Akkuyu Nükleer Santralı projesi ile ilgili 27 Kasım 2017 tarihli yazımda santralın yarabileceği ulusal güvenlik sorununa değinmiştim.[1]  Bu yazımda bilgi edinememe sorunundan bahsedeceğim.

Eylül ayının sonundan itibaren Dünya kamuoyunu özellikle Avrupa'yı radyoaktif sızıntı meşgul etti. Uzun araştırmalar sonunda sızıntının kaynağının Rusya'ya ait Mayak Kullanılmış Yakıt Tesisi olduğu ortaya çıktı. Olayın Avrupa'da gündem olması üzerine Türkiye'de de nükleer karşıtları radyoaktif bulutların Türkiye'den geçip geçmediğini sormaya başladılar. [2]  Kime sormaya başladılar, tabi ki bu konuda yasal olarak tek yetkili ve görevli kurum olan Türkiye Atom Enerjisi Kurumu (TAEK)'na. Ben de 27 Kasım gecesi TAEK'e [email protected] adresinden şu soruyu sordum; "...uzunca süredir Dünya ve Avrupa kamuoyunu meşgul eden radyoaktif sızıntının kaynağının Rusya'ya ait Mayak Kullanılmış Yakıt Tesisi olduğu ortaya çıktı, bu konuda kurumunuzun bir çalışması ve tespiti var mı? Radyoaktif bulutlar Türkiye semalarından geçmedi mi?..." Epostama ertesi sabah yanıt geldi; "4982 Sayılı Bilgi Edinme Kanunu uyarınca yapılacak bilgi edinme müracaatlarını değerlendirmek üzere 2004 yılında Türkiye Atom Enerjisi Kurumu bünyesinde Bilgi Edinme Birimi kurulmuştur. Bu kapsamda yanıtlarını web sitemizde bulamadığınız sorularınız için kurumumuz http://www.taek.gov.tr/kurumsal/birimler/diger-birimler/bilgi-edinme-birimi.html internet adresi aracılığıyla Bilgi Edinme Birimimizden bilgi alabilirsiniz" Oysa konu acildi, bir takım prosedürlerle geçirecek zamanımız yoktu; "üzerimize yağan yağmurlar radyoaktif bulaşıklı mıydı?" Bir yurttaş olarak görevli ve yetkili kurumdan bilgi istemiştim. Bu arada "Esrarengiz radyasyon bulutları İstanbul'un üzerinden geçti!" haberi[3] gündeme düştü.

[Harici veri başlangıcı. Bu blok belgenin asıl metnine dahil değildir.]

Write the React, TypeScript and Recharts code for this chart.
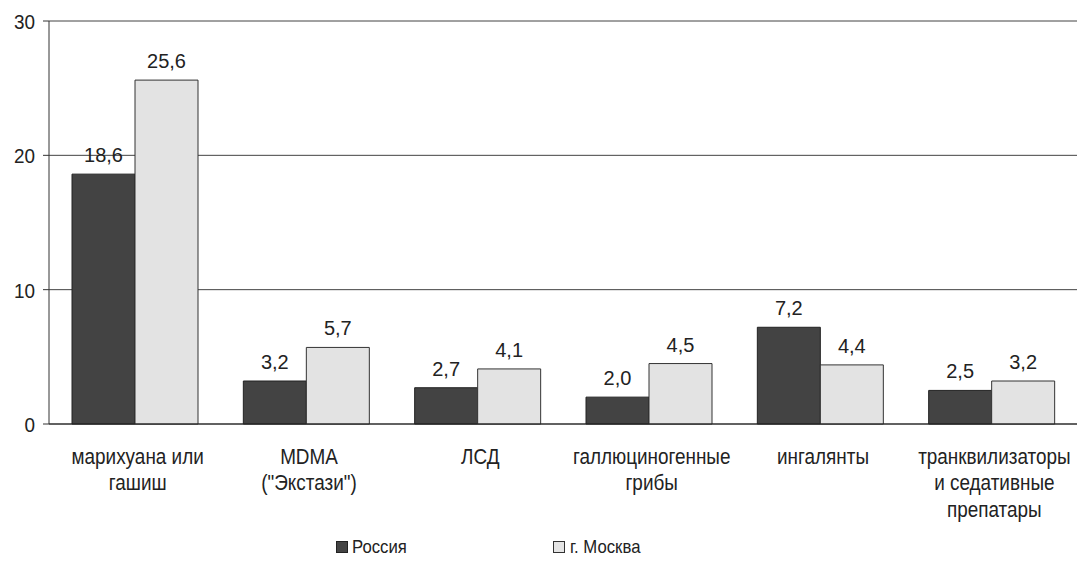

Dedikleri gibi bilgi edinme hakkı başvurusu yaptım ve yedi gün sonra T.C. Başbakanlık İletişim Merkezi (BİMER) kanalıyla yanıt geldi; "...İlgide kayıtlı başvuru incelenmiş olup, başvuru tarihi dikkate alındığında talep edilen bilgiler, Kurumumuz tarafından 29/11/2017 tarihli basın bildirisi (http://www.taek.gov.tr/slide/1693-basin-bildirisi.html) ile kamuoyuna duyurulmuştur..." Linkten basın açıklamasına baktığımızda "...yapılan ölçümlerde 29 Eylül ilâ 10 Ekim 2017 tarihlerinde havada eser miktarda Rutenyum 106 (Ru-106)'ya rastlandı, ülkemizde ölçülen değerler Avrupa ülkeleri ile paralellik gösteriyor "mikroBecquerel" mertebelerindeki bu aktivite herhangi bir sağlık sorunu oluşturacak değerlerin çok çok altında..." yani rahat olun deniyor.

Bu açıklama sizi bilmem ama beni hiç rahatlatmadı. Tarihlere dikkat edin 27 Kasım, 28 Kasım'daki ölçüm sonuçlarından bahsedilmiyor, ya ölçüm yapılmamış ya da bir şey gizleniyor. Daha da vahim olanı TAEK'in uzun süre sessiz kalması, sorumluluğunda olan bir konu Avrupa'da bir aydan fazla süredir, Türkiye'de de bir haftadan beri gündem oluyor, gazeteciler, yurttaşlar soruyor, ondan sonra kamuoyuna açıklama yapılıyor.
Buna umursamazlık denir, böyle bir anlayışla ve böyle güven vermeyen kurumlarla bir de nükleer santral kurulmaya kalkışılıyor. Nükleer santral bu şakaya gelmez.